The first two months of school I was almost constantly coming home with a headache and all I wanted to do was take that precious hour or hour and half before I had to pick my daughter up from daycare to watch some not suitable for children TV (currently “Criminal Minds” on Netflix). I was so burnt out from the day and all the mental and emotional energy I was spending to keep it together and be the adult in the room my levels crashed on the lulling ride home and I basically wanted to spend the evening being a vegetable.
And while that was what I needed in the moment, it was not productive or fulfilling and to a certain extent left me feeling worse at the end of the day. I brainstormed ways to change the narrative because functioning as a wife, mom, and teacher requires me to take care of myself first. I know we’ve all heard the airplane oxygen mask analogy (“put yours on first”) but why is it so damn hard to follow that advice? Why is it so difficult, mostly for women, to really set aside time or ways to take care of ourselves so we are centered, calm, and balanced? Even when you KNOW that it works? Even when you SEE that it works? But I slip into old patterns and try to put everyone (or everything AKA cleaning) first, so I end up irritated, short tempered, and miserable.

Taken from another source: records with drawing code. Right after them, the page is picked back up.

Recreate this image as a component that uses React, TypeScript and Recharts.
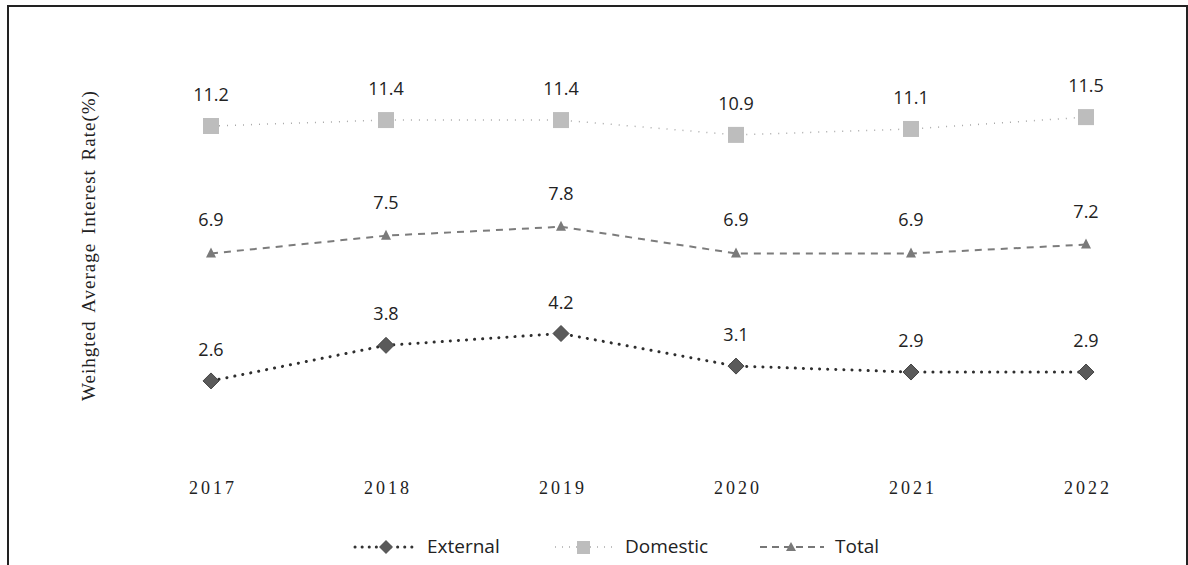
import { LabelList, Line, LineChart, XAxis, YAxis } from "recharts";

const years = ["2017", "2018", "2019", "2020", "2021", "2022"];
const external = [2.6, 3.8, 4.2, 3.1, 2.9, 2.9];
const domestic = [11.2, 11.4, 11.4, 10.9, 11.1, 11.5];
const total = [6.9, 7.5, 7.8, 6.9, 6.9, 7.2];

const data = years.map((year, i) => ({
  year,
  External: external[i],
  Domestic: domestic[i],
  Total: total[i],
}));

const LABEL_FONT = "'Open Sans', 'Noto Sans', sans-serif";
const SERIF = "'Liberation Serif', 'DejaVu Serif', serif";

function Diamond(props: any) {
  const { cx, cy, index } = props;
  if (cx == null || cy == null) return null;
  const r = 8;
  return (
    <path
      key={`d-${index}`}
      d={`M${cx},${cy - r}L${cx + r},${cy}L${cx},${cy + r}L${cx - r},${cy}Z`}
      fill="#5a5a5a"
      stroke="#444"
      strokeWidth={1}
    />
  );
}

function Square(props: any) {
  const { cx, cy, index } = props;
  if (cx == null || cy == null) return null;
  return (
    <rect key={`s-${index}`} x={cx - 8} y={cy - 8} width={16} height={16} fill="#bdbdbd" />
  );
}

function Triangle(props: any) {
  const { cx, cy, index } = props;
  if (cx == null || cy == null) return null;
  return (
    <path
      key={`t-${index}`}
      d={`M${cx},${cy - 6}L${cx + 5},${cy + 4}L${cx - 5},${cy + 4}Z`}
      fill="#7a7a7a"
    />
  );
}

function YTitle(props: any) {
  const vb = props.viewBox || {};
  const x = vb.x + 17;
  const y = vb.y + vb.height / 2 - 5;
  return (
    <text
      x={x}
      y={y}
      transform={`rotate(-90, ${x}, ${y})`}
      textAnchor="middle"
      dominantBaseline="central"
      fontFamily={SERIF}
      fontSize={19}
      letterSpacing={1}
      wordSpacing={3}
      fill="#222"
    >
      Weihgted Average Interest Rate(%)
    </text>
  );
}

// legend pieces: icon left edge, text left edge
const legendItems = [
  { key: "External", iconX: 353, textX: 427 },
  { key: "Domestic", iconX: 553, textX: 625 },
  { key: "Total", iconX: 758, textX: 835 },
];

function LegendIcon({ kind }: { kind: string }) {
  return (
    <svg width={66} height={16}>
      {kind === "External" && (
        <>
          <line x1={2} y1={8} x2={64} y2={8} stroke="#333" strokeWidth={3} strokeDasharray="0.1 7" strokeLinecap="round" />
          <path d="M33,1L40,8L33,15L26,8Z" fill="#5a5a5a" />
        </>
      )}
      {kind === "Domestic" && (
        <>
          <line x1={2} y1={8} x2={60} y2={8} stroke="#aaa" strokeWidth={1.5} strokeDasharray="1 6" />
          <rect x={24} y={2} width={13} height={13} fill="#bdbdbd" />
        </>
      )}
      {kind === "Total" && (
        <>
          <line x1={2} y1={8} x2={66} y2={8} stroke="#777" strokeWidth={2} strokeDasharray="7 5" />
          <path d="M33,3L38,12L28,12Z" fill="#7a7a7a" />
        </>
      )}
    </svg>
  );
}

export default function App() {
  return (
    <div style={{ position: "absolute", left: 0, top: 0, width: 1188, height: 565, background: "#fff", overflow: "hidden" }}>
      <div
        style={{
          position: "absolute",
          left: 7,
          top: 5,
          width: 1177,
          height: 600,
          border: "2px solid #222",
        }}
      />
      <LineChart
        width={1188}
        height={565}
        data={data}
        margin={{ top: 43, right: 102, bottom: 77, left: 71 }}
        style={{ position: "absolute", left: 0, top: 0 }}
      >
        <XAxis
          dataKey="year"
          scale="point"
          padding={{ left: 0, right: 0 }}
          axisLine={false}
          tickLine={false}
          height={30}
          tickMargin={17}
          dx={2}
          tick={{ fill: "#222", fontSize: 18, fontFamily: SERIF, letterSpacing: 3 }}
        />
        <YAxis
          domain={[0, 14]}
          width={140}
          axisLine={false}
          tickLine={false}
          tick={false}
          label={{ content: YTitle }}
        />
        <Line
          type="linear"
          dataKey="Domestic"
          stroke="#a8a8a8"
          strokeWidth={1.5}
          strokeDasharray="1 7"
          dot={Square}
          activeDot={false}
          isAnimationActive={false}
        >
          <LabelList dataKey="Domestic" position="top" offset={25} fill="#222" fontSize={18} fontFamily={LABEL_FONT} />
        </Line>
        <Line
          type="linear"
          dataKey="Total"
          stroke="#7c7c7c"
          strokeWidth={2}
          strokeDasharray="7 6"
          dot={Triangle}
          activeDot={false}
          isAnimationActive={false}
        >
          <LabelList dataKey="Total" position="top" offset={27} fill="#222" fontSize={18} fontFamily={LABEL_FONT} />
        </Line>
        <Line
          type="linear"
          dataKey="External"
          stroke="#2e2e2e"
          strokeWidth={3}
          strokeDasharray="0.1 8"
          strokeLinecap="round"
          dot={Diamond}
          activeDot={false}
          isAnimationActive={false}
        >
          <LabelList dataKey="External" position="top" offset={25} fill="#222" fontSize={18} fontFamily={LABEL_FONT} />
        </Line>
      </LineChart>
      {legendItems.map((it) => (
        <div key={it.key}>
          <div style={{ position: "absolute", left: it.iconX, top: 539 }}>
            <LegendIcon kind={it.key} />
          </div>
          <div
            style={{
              position: "absolute",
              left: it.textX,
              top: 533,
              fontFamily: LABEL_FONT,
              fontSize: 19,
              color: "#222",
              whiteSpace: "nowrap",
            }}
          >
            {it.key}
          </div>
        </div>
      ))}
    </div>
  );
}
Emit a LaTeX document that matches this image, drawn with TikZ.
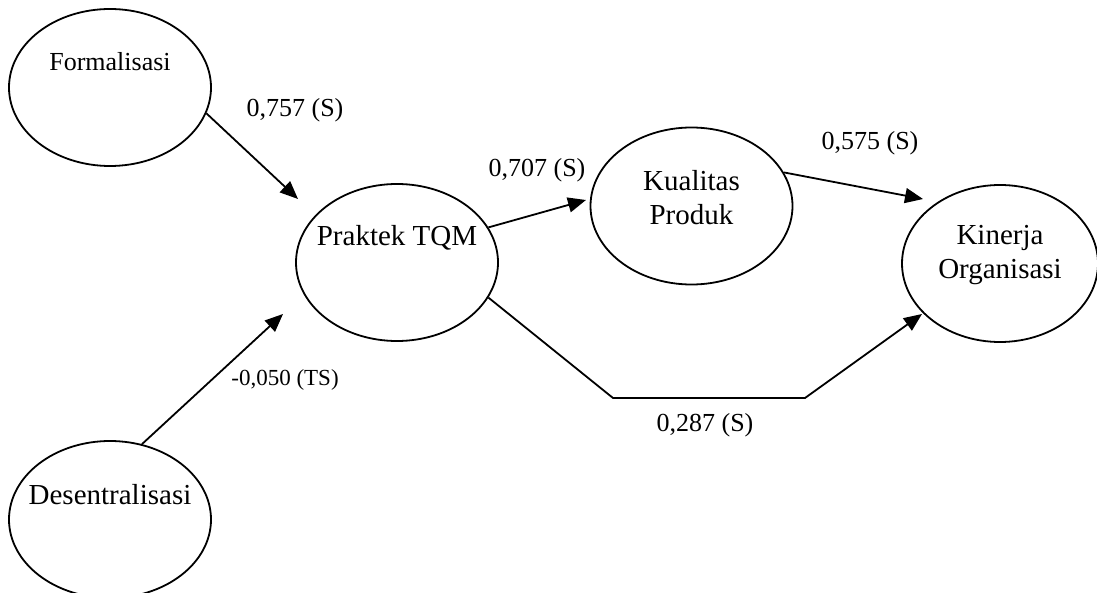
\documentclass[tikz,border=0pt]{standalone}
\usepackage{fontspec}
\setmainfont{Liberation Serif}
\usetikzlibrary{shapes.geometric,arrows.meta}
\begin{document}
\begin{tikzpicture}[x=1pt,y=-1pt,
  latent/.style={draw,ellipse,line width=1.8pt,minimum width=202pt,minimum height=157pt,inner sep=0pt},
  big/.style={font=\fontsize{29}{34}\selectfont,align=center},
  mid/.style={font=\fontsize{26}{30}\selectfont},
  small/.style={font=\fontsize{23}{27}\selectfont},
  conn/.style={line width=1.8pt,-{Triangle[length=18pt,width=15pt]}}]
\useasboundingbox (0,0) rectangle (1097,593);
% ellipses
\node[latent] (form) at (110,87.5) {};
\node[latent] (des) at (110,519.5) {};
\node[latent] (tqm) at (397,262.5) {};
\node[latent] (kual) at (691.5,206) {};
\node[latent,minimum width=196pt] (kin) at (1000,263.5) {};
% texts
\node[mid] (formt) at (110,62) {Formalisasi};
\node[big] (dest) at (110,495) {Desentralisasi};
\node[big] (tqmt) at (397,238) {Praktek TQM};
\node[big] (kualt) at (691.5,198) {Kualitas\\[0pt]Produk};
\node[big] (kint) at (1000,255) {Kinerja\\[0pt]Organisasi};
% tips and bends
\coordinate (t1) at (298,199);
\coordinate (t2) at (283,314);
\coordinate (t3) at (586,200);
\coordinate (t4) at (923,199);
\coordinate (t5) at (922,314);
\coordinate (b1) at (613,398);
\coordinate (b2) at (805,398);
% connectors
\draw[conn] (form.-15) -- (t1);
\draw[conn] (des.67) -- (t2);
\draw[conn] (tqm.21) -- (t3);
\draw[conn] (kual.20) -- (t4);
\draw[conn] (tqm.-21) -- (b1) -- (b2) -- (t5);
% labels
\node[mid] (l1) at (295,110) {0,757 (S)};
\node[small] (l2) at (285,380) {-0,050 (TS)};
\node[mid] (l3) at (537,170) {0,707 (S)};
\node[mid] (l4) at (870,143) {0,575 (S)};
\node[mid] (l5) at (705,425) {0,287 (S)};
\end{tikzpicture}
\end{document}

As part of my brainstorming session, I created an “end of day” ritual for my workday, and I feel like many could benefit from this idea whether you’re working from home and have to shift gears or whether your work day is stressful and you need to not bring that stress home. Maybe you’re a retail worker during this “wonderful” time of the year and people are not necessarily treating you with holiday cheer, maybe you’re a teacher like myself just trying to do a better job, maybe you’re a mom who’s working from home and somehow has to flip a switch and become mom….who knows? I found that having this simple ritual has really helped me both end the day and be ready for tomorrow while also carving out a little mental space for me to a calmer, better, more balanced person. This ritual has really helped lift the weight that I had felt was dragging me down over the past couple of months.
My ritual has three parts:
1. Make my to do list for tomorrow — This is critical for feeling like I can leave work at work. I write down anything I need to do tomorrow so I can forget about it for the rest of the night. If it’s already written down some where my brain doesn’t have to try to remember it. If I don’t do this first the rest of my ritual is lost.
2. I use an aromatic room spray that gives me the olfactory cue that the day is over and time to mentally draw the boundary between work me and home me.
3. I meditate for usually 3–5 minutes. I really can’t last much longer than that but by taking those minutes to slow down and take a few deep breaths it really helps me end the day and transition.
I was incredibly surprised how instituting this small, ten-minute ritual really helped me be a better, less burnt-out person. It kept the stress from getting too overwhelming and ultimately coming home with me for the night. It is allowing me to use the time before I pick up my daughter from daycare in a more fulfilling way and then is also allowing me to be a better, more present parent once I do pick her up. It’s also giving me the ability to stay on top of my to do list at work so I am (usually) not overwhelmed with all my responsibilities.
I look forward to when the last bell rings, the bus change announcements are made and I can shut down my laptop and complete my ritual because it means that the rest of the afternoon and evening has possibilities again instead of just wanting to lounge on the couch and ignore everything else.